SAQIB SHAIKH: Yeah. It’s changed the way all of us live. And there are some things which are less needed. For example, if someone is spending more time in an environment where there’s a lot of sighted family members, that might change the equation for them. But for someone else who’s spending a lot of time at home living by themselves, that’s a different factor.
So we’ve been talking to our customers, and it’s affected different people in different ways. There are new challenges, like we’re getting a lot more deliveries, but we’re using a lot less cash. We’re not going to the office, but when we do go to the office, it’s social distancing and less people around. So yeah, we are in touch with the community and understanding what are those trade-offs and what are the differences in this interesting world that we’re going through at the moment.
DEVIN COLDEWEY: I think we’re getting close to time here. But I want to just ask for your thoughts on where Seeing AI is going in the next couple of years, where you hope to take it in general. Not necessarily any specific features you’re looking to add, but what do you think is possible in the near term for you, and what are you excited to bring into the mix for all the users of Seeing AI out there?

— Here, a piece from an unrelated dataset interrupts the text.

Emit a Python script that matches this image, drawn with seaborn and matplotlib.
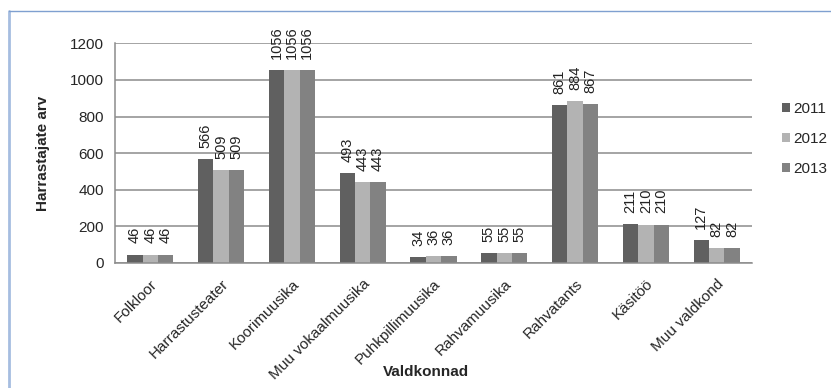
import matplotlib
matplotlib.use("Agg")
import matplotlib.pyplot as plt
from matplotlib.lines import Line2D
import pandas as pd
import seaborn as sns

categories = ["Folkloor", "Harrastusteater", "Koorimuusika", "Muu vokaalmuusika",
              "Puhkpillimuusika", "Rahvamuusika", "Rahvatants", "Käsitöö", "Muu valdkond"]
years = ["2011", "2012", "2013"]
values_2011 = [46, 566, 1056, 493, 34, 55, 861, 211, 127]
values_2012 = [46, 509, 1056, 443, 36, 55, 884, 210, 82]
values_2013 = [46, 509, 1056, 443, 36, 55, 867, 210, 82]
colors = ["#606060", "#b3b3b3", "#828282"]


def build_df():
    rows = []
    for year, vals in zip(years, [values_2011, values_2012, values_2013]):
        for cat, v in zip(categories, vals):
            rows.append({"Valdkond": cat, "Aasta": year, "arv": v})
    return pd.DataFrame(rows)


def run_main():
    df = build_df()
    sns.set_style("white")
    plt.rcParams["font.family"] = ["Liberation Sans", "DejaVu Sans"]

    fig = plt.figure(figsize=(8.31, 3.88), dpi=100)
    ax = fig.add_axes([115 / 831, 1 - 263 / 388, (752 - 115) / 831, (263 - 43.3) / 388])

    sns.barplot(data=df, x="Valdkond", y="arv", hue="Aasta", order=categories,
                hue_order=years, palette=colors, width=0.65, linewidth=0,
                saturation=1, ax=ax, errorbar=None)

    # value labels above bars
    for cont in ax.containers:
        ax.bar_label(cont, rotation=90, padding=8, fontsize=10.5, color="#222222")

    ax.set_ylim(0, 1200)
    ax.set_xlim(-0.5, len(categories) - 0.5)
    ax.set_yticks(range(0, 1201, 200))
    ax.grid(axis="y", color="#8c8c8c", linewidth=1.1)
    ax.set_axisbelow(True)
    for side in ["top", "right"]:
        ax.spines[side].set_visible(False)
    for side in ["left", "bottom"]:
        ax.spines[side].set_color("#8c8c8c")
        ax.spines[side].set_linewidth(1.1)

    # ticks: y outward, x at category boundaries
    ax.tick_params(axis="y", length=5, color="#8c8c8c", width=1.1, labelsize=11, pad=3)
    ax.set_xticks([i - 0.5 for i in range(len(categories) + 1)], minor=True)
    ax.tick_params(axis="x", which="minor", length=5, color="#8c8c8c", width=1.1, direction="out")
    ax.tick_params(axis="x", which="major", length=0, labelsize=11, pad=10)
    plt.setp(ax.get_xticklabels(), rotation=45, ha="right", rotation_mode="anchor")

    ax.set_ylabel("Harrastajate arv", fontsize=11, fontweight="bold")
    ax.set_xlabel("Valdkonnad", fontsize=11, fontweight="bold")
    ax.yaxis.set_label_coords(-0.102, 0.5)
    ax.xaxis.set_label_coords(0.4875, -0.462)

    # legend on the right
    handles, labels = ax.get_legend_handles_labels()
    ax.legend(handles, labels, loc="center left", bbox_to_anchor=(768 / 831, 1 - 139 / 388),
              bbox_transform=fig.transFigure, frameon=False, fontsize=11,
              handlelength=0.55, handleheight=0.55, handletextpad=0.2, labelspacing=1.05)

    # light blue chart border
    fig.add_artist(Line2D([9 / 831, 9 / 831], [0, 1 - 11 / 388], color="#a6bde0",
                          linewidth=2, transform=fig.transFigure))
    fig.add_artist(Line2D([9 / 831, 1], [1 - 11 / 388, 1 - 11 / 388], color="#7fa0d0",
                          linewidth=1, transform=fig.transFigure))

    fig.savefig("out.png", dpi=100)
    plt.close(fig)


if __name__ == "__main__":
    run_main()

SAQIB SHAIKH: In many ways, we’re continuing that conversation with the users, with the scientists, and seeing as ever, how do we bring the latest emerging technologies to bear on those problems? Audio augmented reality is a big part of what we’re working on right now, this idea of how do we do more with this world understanding? How do we let you query the world, interact with the world?
That’s definitely a big part of what’s coming up in the short term. But then that sort of takes us through to that assistive agent vision. How do we take incremental steps towards enabling the AI to understand the world, understand you, and empower you to do more?
DEVIN COLDEWEY: Well, it certainly is inspiring to hear you talk about this. I’m looking forward to what comes out next. I think that our time is up, however, so we must say goodbye for now. Saqib Shaikh, thank you so much for joining us here. It’s always super interesting. And thank you for everything that you do.
SAQIB SHAIKH: Thank you so much. It’s been a pleasure talking.